1. ## Polar coordinates

Find the polar coordinates corresponding to the point for which the rectangular coordinates are (2,-5), correct to 3 significant digits.

How do I start this problem?

2. Polar coordinates are $(r, {\theta})$

Therefore, $r=\sqrt{2^{2}+(-5)^{2}}$

${\theta}=tan^{-1}(\frac{-5}{2})$

3. $r = 5.39$

$\theta = -68.2\;degrees\Longrightarrow 360 + -68.2 = 291.8\;degrees$

Should I write my answer has $(5.39,\;291.8\;degrees)$

Or change the $291.8\;degrees$ to radians?
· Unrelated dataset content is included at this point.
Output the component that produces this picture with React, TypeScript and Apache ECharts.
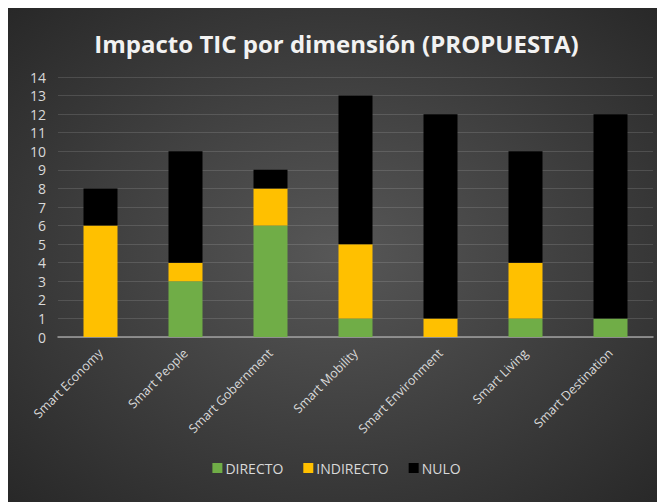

Which would give $291.8 \;degrees = 5.09 \;radians$

So the answer would be $(5.39,\; 5.09\; radians)$? Or the first one I listed?

5. Originally Posted by galactus
I really doubt that that is a true statement.
I for one, advocate dropping the use of degrees in mathematics.
My rational is simple: radians are numbers.

6. You are certainly right, Plato. I don't know what's wrong with me. Must've been a brain fart. I was actually thinking the other way, but posted the opposite.

7. Should I write my answer as this $(5.39,\; 5.09\; radians)$ or $(5.39,\;5.09)$

Should I write my answer as this $(5.39,\; 5.09\; radians)$ or $(5.39,\;5.09)$